Once the world's largest satellite maker, Boeing has been gradually scaling back its El Segundo operations for the last 10 years. At its peak in the 1990s, the Chicago-based company employed more than 10,000 at the 1-million-square-foot facility near Los Angeles International Airport. Its workforce now stands at around 5,000.
"New business enables us to preserve critical and highly specialized engineering and manufacturing positions in El Segundo," said Craig Cooning, vice president and general manager of the company's Space and Intelligence Systems, which oversees the satellite unit. "We don't foresee a staffing increase due to this award…. It enables us to maintain stability in our employment numbers."
The Inmarsat order will keep engineers busy.
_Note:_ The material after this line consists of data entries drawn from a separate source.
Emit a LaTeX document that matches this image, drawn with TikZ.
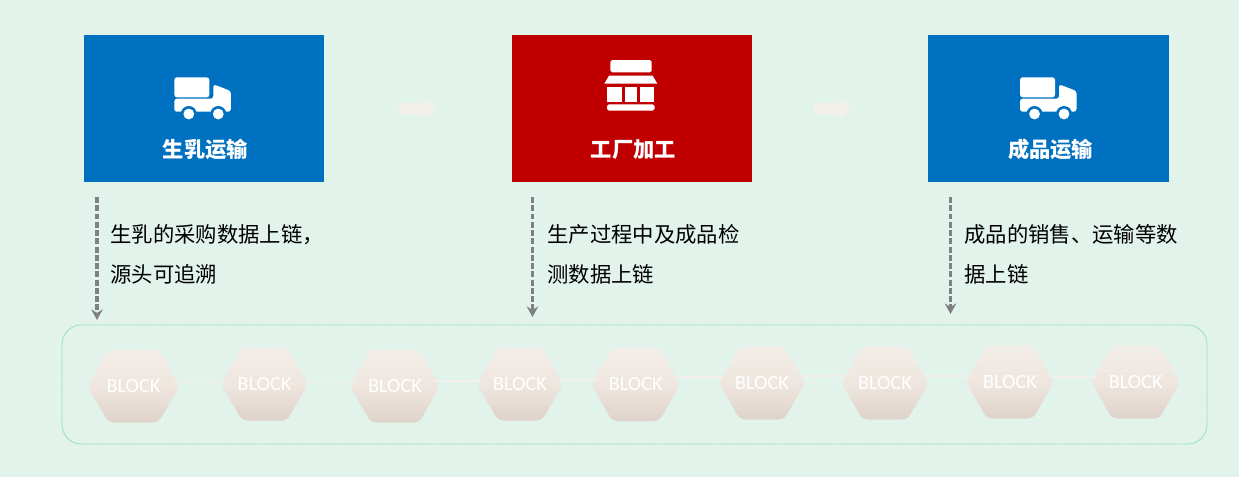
\documentclass[tikz,border=0pt]{standalone}
\usepackage{fontspec}
\usetikzlibrary{shapes.arrows,arrows.meta}
\newfontfamily\cjk{Noto Sans CJK SC}
\newfontfamily\blockfont{Carlito}
\definecolor{bgcolor}{HTML}{E2F3EB}
\definecolor{boxblue}{HTML}{0070C0}
\definecolor{boxred}{HTML}{C00000}
\definecolor{arrowcolor}{HTML}{F3EFEA}
\definecolor{hextop}{HTML}{F4EEE8}
\definecolor{hexbottom}{HTML}{DFD3CA}
\definecolor{chainline}{HTML}{8FDDBB}
\tikzset{
  stagebox/.style={rectangle, minimum width=240*0.02cm, minimum height=147*0.02cm, inner sep=0pt},
  stagetitle/.style={text=white, font=\cjk\bfseries\fontsize{12.1}{14}\selectfont},
  notetext/.style={anchor=north west, align=left, inner sep=0pt, font=\cjk\fontsize{12.15}{22.8}\selectfont},
  bigarrow/.style={single arrow, fill=arrowcolor, minimum height=37*0.02cm, single arrow head extend=5.2*0.02cm, single arrow tip angle=90, inner sep=0pt},
  uplink/.style={dash pattern=on 3.4pt off 1.3pt, line width=2pt, draw=black!50, -{Stealth[length=6pt,width=6.5pt]}},
  blocklabel/.style={rectangle, minimum width=78*0.02cm, minimum height=72*0.02cm, inner sep=0pt, text=white, font=\blockfont\fontsize{11.5}{13}\selectfont},
  blocklink/.style={line width=0.6pt, draw=arrowcolor}
}
% hexagon body, centre #1,#2, half width #3
\newcommand{\hexbody}[3]{
  \shade[top color=hextop, bottom color=hexbottom, middle color=hextop!70!hexbottom, rounded corners=3pt, shift={(#1,#2)}]
    (-#3,0) -- (-#3+21,-36.5) -- (#3-21,-36.5) -- (#3,0) -- (#3-21,36.5) -- (-#3+21,36.5) -- cycle;
}
% truck icon, left edge #1
\newcommand{\truckicon}[1]{
  \begin{scope}[shift={(#1,0)}]
    \fill[white, rounded corners=1.5pt] (0,77.3) -- (35,77.3) -- (35,97.3) -- (0,97.3) -- cycle;
    \fill[white, rounded corners=1.5pt] (0,98.7) -- (39,98.7) -- (39,84.3) -- (56.5,91) -- (56.5,111.7) -- (0,111.7) -- cycle;
    \fill[boxblue] (14.5,114) circle (8) (44,114) circle (8);
    \fill[white] (14.5,114) circle (5.4) (44,114) circle (5.4);
  \end{scope}
}
\begin{document}
\begin{tikzpicture}[x=0.02cm, y=-0.02cm]
    \useasboundingbox (0,0) rectangle (1239,477);
    \fill[bgcolor] (0,0) rectangle (1239,477);

    % stages
    \node[stagebox, fill=boxblue] (milkbox) at (204,108.5) {};
    \node[stagebox, fill=boxred] (plantbox) at (632,108.5) {};
    \node[stagebox, fill=boxblue, minimum width=241*0.02cm] (goodsbox) at (1048.5,108.5) {};

    \truckicon{174.3}
    \truckicon{1020}

    % shop icon
    \fill[white, rounded corners=1pt] (610.3,60) rectangle (651.7,72.3);
    \fill[white] (609,75.7) -- (652.7,75.7) -- (657.3,83.7) -- (604.3,83.7) -- cycle;
    \fill[white] (607.3,87.3) rectangle (621.7,101.7);
    \fill[white] (625,87.3) rectangle (637,101.7);
    \fill[white] (639.7,87.3) rectangle (654.3,101.7);
    \fill[white, rounded corners=1pt] (607,104.3) rectangle (654.5,110.7);

    \node[stagetitle] (milktitle) at (205.5,149.5) {生乳运输};
    \node[stagetitle] (planttitle) at (633.5,149.5) {工厂加工};
    \node[stagetitle] (goodstitle) at (1050.5,149.5) {成品运输};

    \node[bigarrow] (arrow1) at (414.5,108.8) {\rule{0pt}{6pt}};
    \node[bigarrow] (arrow2) at (830,108.8) {\rule{0pt}{6pt}};

    % notes
    \node[notetext] (note1) at (110,224) {生乳的采购数据上链，\\源头可追溯};
    \node[notetext] (note2) at (547,224) {生产过程中及成品检\\测数据上链};
    \node[notetext] (note3) at (964,224) {成品的销售、运输等数\\据上链};

    % block chain
    \node[rectangle, draw=chainline, dash pattern=on 0.8pt off 0.3pt, line width=0.5pt, rounded corners=11pt, minimum width=1145*0.02cm, minimum height=119*0.02cm, inner sep=0pt] (chain) at (634.5,384.5) {};

    \coordinate (start1) at (97,197);
    \coordinate (end1) at (97,320);
    \coordinate (start2) at (532.5,197);
    \coordinate (end2) at (532.5,317);
    \coordinate (start3) at (950.5,197);
    \coordinate (end3) at (950.5,314);
    \draw[uplink] (start1) -- (end1);
    \draw[uplink] (start2) -- (end2);
    \draw[uplink] (start3) -- (end3);

    \hexbody{133.5}{386}{46}
    \hexbody{264.5}{384}{43.5}
    \hexbody{395}{386}{45}
    \hexbody{520}{384}{43}
    \hexbody{635.7}{384.5}{44.5}
    \hexbody{762}{383}{43}
    \hexbody{885}{383}{43.5}
    \hexbody{1010}{382}{44}
    \hexbody{1135.7}{382}{44.5}

    \node[blocklabel] (block1) at (133.5,386) {BLOCK};
    \node[blocklabel] (block2) at (264.5,384) {BLOCK};
    \node[blocklabel] (block3) at (395,386) {BLOCK};
    \node[blocklabel] (block4) at (520,384) {BLOCK};
    \node[blocklabel] (block5) at (635.7,384.5) {BLOCK};
    \node[blocklabel] (block6) at (762,383) {BLOCK};
    \node[blocklabel] (block7) at (885,383) {BLOCK};
    \node[blocklabel] (block8) at (1010,382) {BLOCK};
    \node[blocklabel] (block9) at (1135.7,382) {BLOCK};

    \foreach \a/\b/\y in {1/2/381.7,2/3/381.7,3/4/381,4/5/380,5/6/377,6/7/376,7/8/376,8/9/377}
      \draw[blocklink] (block\a.east |- 0,\y) -- (block\b.west |- 0,\y);
\end{tikzpicture}
\end{document}
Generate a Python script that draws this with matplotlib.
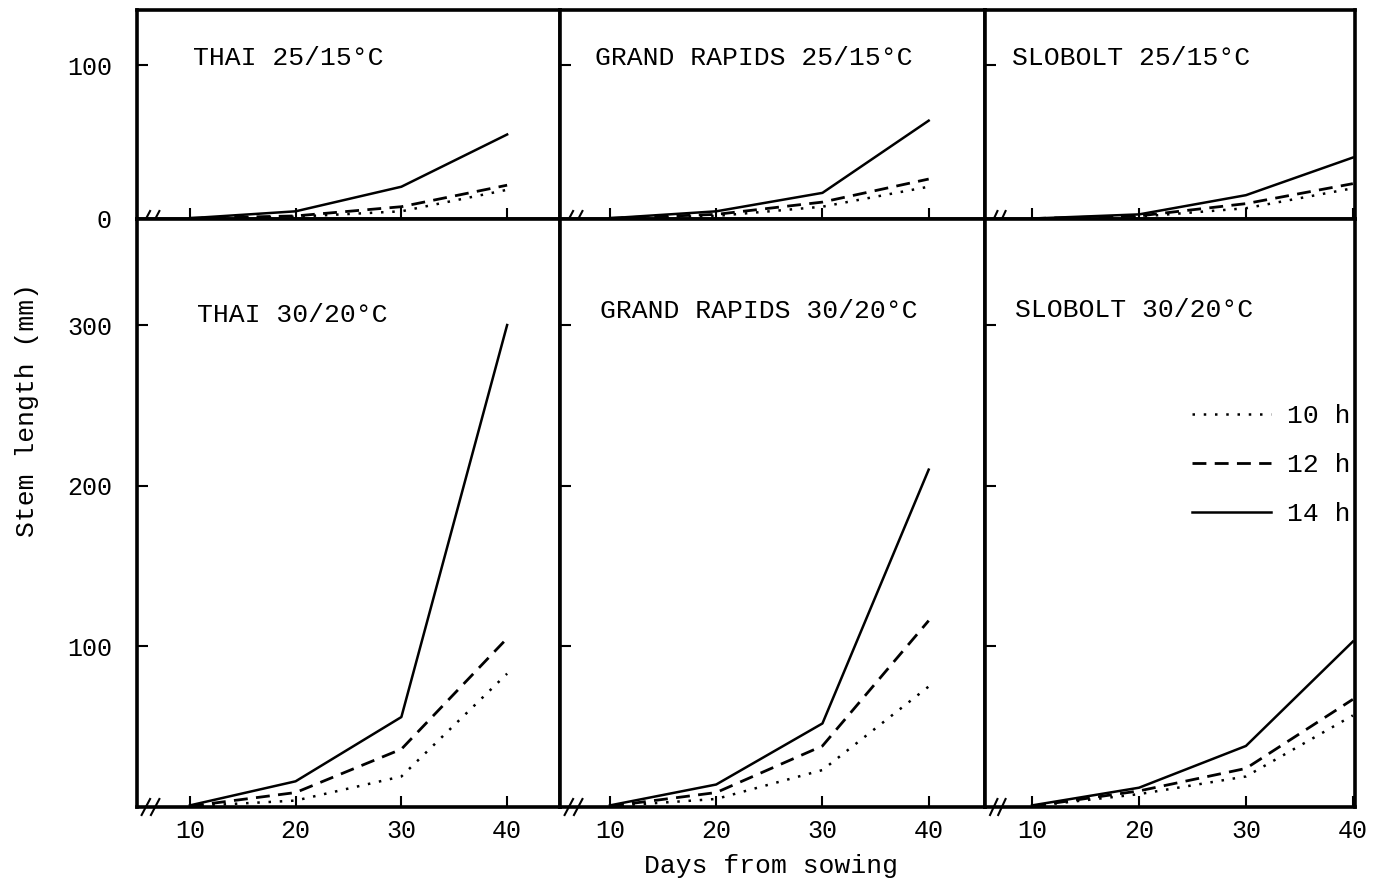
import matplotlib.pyplot as plt

plt.rcParams['font.family'] = ['Liberation Mono', 'DejaVu Sans Mono']

# days after sowing
days = [10, 20, 30, 40]

# stem length (mm), 25/15 C
thai_25_10h = [0.5, 1.5, 5, 19]
thai_25_12h = [0.5, 2, 8, 22]
thai_25_14h = [0.5, 5, 21, 55]
gr_25_10h = [0.5, 2, 8, 21]
gr_25_12h = [0.5, 3, 11, 26]
gr_25_14h = [0.5, 5, 17, 64]
slo_25_10h = [0.3, 1.5, 7, 20]
slo_25_12h = [0.3, 2, 10, 23]
slo_25_14h = [0.3, 3, 15.5, 40]

# stem length (mm), 30/20 C
thai_30_10h = [0.5, 4, 19, 83]
thai_30_12h = [0.5, 9, 36, 105]
thai_30_14h = [1, 16, 56, 300]
gr_30_10h = [0.5, 5, 23, 75]
gr_30_12h = [0.5, 9, 38, 116]
gr_30_14h = [1, 14, 52, 210]
slo_30_10h = [0.5, 8, 19, 57]
slo_30_12h = [0.5, 10, 24, 67]
slo_30_14h = [1, 12, 38, 103]

titles_top = ['THAI 25/15°C', 'GRAND RAPIDS 25/15°C', 'SLOBOLT 25/15°C']
titles_bot = ['THAI 30/20°C', 'GRAND RAPIDS 30/20°C', 'SLOBOLT 30/20°C']
photoperiods = ['10 h', '12 h', '14 h']

top_data = [(thai_25_10h, thai_25_12h, thai_25_14h),
            (gr_25_10h, gr_25_12h, gr_25_14h),
            (slo_25_10h, slo_25_12h, slo_25_14h)]
bot_data = [(thai_30_10h, thai_30_12h, thai_30_14h),
            (gr_30_10h, gr_30_12h, gr_30_14h),
            (slo_30_10h, slo_30_12h, slo_30_14h)]

W, H = 1378, 881
fig = plt.figure(figsize=(W / 100, H / 100), dpi=100)

# column edges in pixels
cols = [(137, 560), (560, 985), (985, 1355)]
xlims = [(5, 45), (5.3, 45.3), (5.6, 40.2)]
rows = [(10, 219), (219, 807)]
ylims = [(0, 136), (0, 366)]

styles = [dict(ls=(0, (1, 3.5)), lw=1.8),
          dict(ls=(0, (5, 3)), lw=2.0),
          dict(ls='-', lw=1.8)]

title_pos_top = [(0.132, 0.77), (0.082, 0.77), (0.073, 0.77)]
title_pos_bot = [(0.142, 0.837), (0.094, 0.843), (0.081, 0.845)]

fs = 19

for r, (y0, y1) in enumerate(rows):
    for c, (x0, x1) in enumerate(cols):
        ax = fig.add_axes([x0 / W, 1 - y1 / H, (x1 - x0) / W, (y1 - y0) / H])
        data = top_data[c] if r == 0 else bot_data[c]
        for series, st, lab in zip(data, styles, photoperiods):
            ax.plot(days, series, color='black', label=lab, **st)
        ax.set_xlim(*xlims[c])
        ax.set_ylim(*ylims[r])
        for sp in ax.spines.values():
            sp.set_linewidth(2.6)
        ax.set_xticks(days)
        ax.tick_params(direction='in', length=8, width=1.5, labelsize=18)
        if r == 0:
            ax.set_xticklabels([])
            ax.set_yticks([0, 100])
        else:
            ax.set_yticks([100, 200, 300])
            ax.tick_params(axis='x', pad=9)
        if c == 0:
            ax.tick_params(axis='y', pad=18)
        else:
            ax.set_yticklabels([])
        tx, ty = (title_pos_top if r == 0 else title_pos_bot)[c]
        ax.text(tx, ty, (titles_top if r == 0 else titles_bot)[c],
                transform=ax.transAxes, fontsize=fs, ha='left', va='center')
        # axis break marks on the zero line
        bx = 8 / (x1 - x0)
        by = 8 / (y1 - y0)
        for off in (0.0, 0.022):
            ax.plot([bx + off - 0.008, bx + off + 0.012], [-by, by],
                    transform=ax.transAxes, color='black', lw=1.5,
                    clip_on=False)
        if r == 1 and c == 2:
            ax.legend(loc='upper left', bbox_to_anchor=(0.56, 0.685),
                      frameon=False, fontsize=fs, handlelength=3.0,
                      handletextpad=0.6, labelspacing=0.95,
                      borderaxespad=0, borderpad=0)

fig.text(27 / W, 1 - 410 / H, 'Stem length (mm)', rotation=90,
         ha='center', va='center', fontsize=fs)
fig.text(771 / W, 1 - 866 / H, 'Days from sowing', ha='center',
         va='center', fontsize=fs)

fig.savefig('out.png', dpi=100)
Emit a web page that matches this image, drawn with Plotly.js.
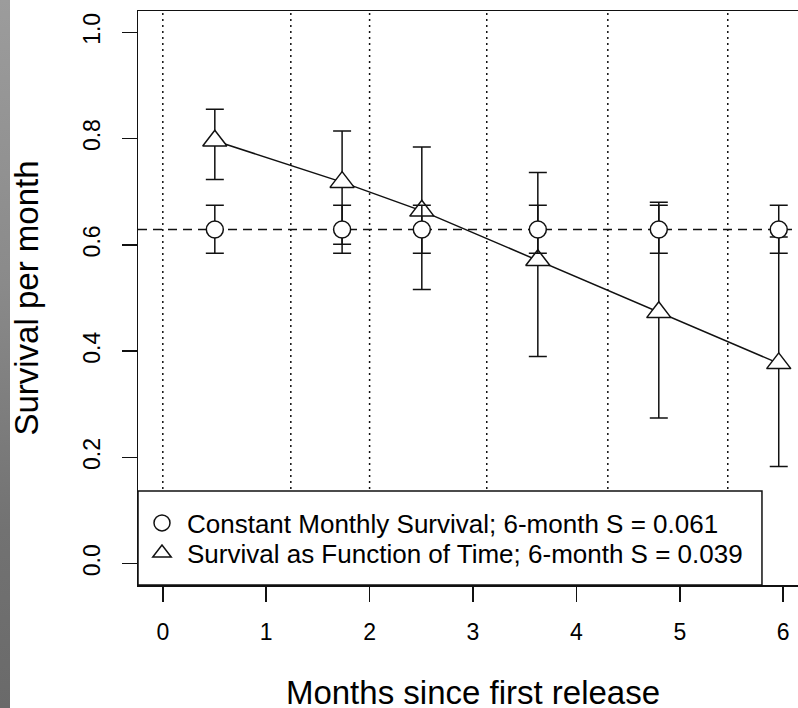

Each satellite, which will provide global communications coverage for the U.S. military and commercial businesses, is estimated to cost about $200 million and take about three years to build.
It also puts Boeing's backlog of orders at 26. Although that's a far cry from Boeing's heyday in the 1990s when that number consistently hovered around 50, it is about double the number just five years ago.
The company had been in the midst of a business drought and recovering from development problems with its new generation of commercial satellites up until last year, when it secured an estimated $800-million deal to manufacture four satellites for Intelsat, another telecommunications behemoth.
Before that, it had been almost two years since the company obtained a multisatellite deal.
But Boeing seems to be back in the game, now that both Inmarsat and Intelsat have signed multimillion-dollar contracts with the firm, said Tim Farrar, president of consulting and research firm Telecom, Media & Finance Associates in Menlo Park, Calif.
"The combination of the two deals is really significant," he said. "Winning a couple of high-profile contracts like this puts them back on the map and secures the future of that facility."
The order not only preserves high-paying engineering jobs in Southern California but also bolsters prospects for the more than 200 smaller firms in the region that supply parts for the satellites, Farrar said.
This is important because orders for commercial satellites are expected to slow in the near future, Farrar said. It is also significant because the aerospace industry is bracing for a pullback in Pentagon spending, which could mean fewer contracts for military satellites.
"It's great timing to win this contract," Farrar said. "It carries them through what may be a truly difficult time for satellite manufacturing business."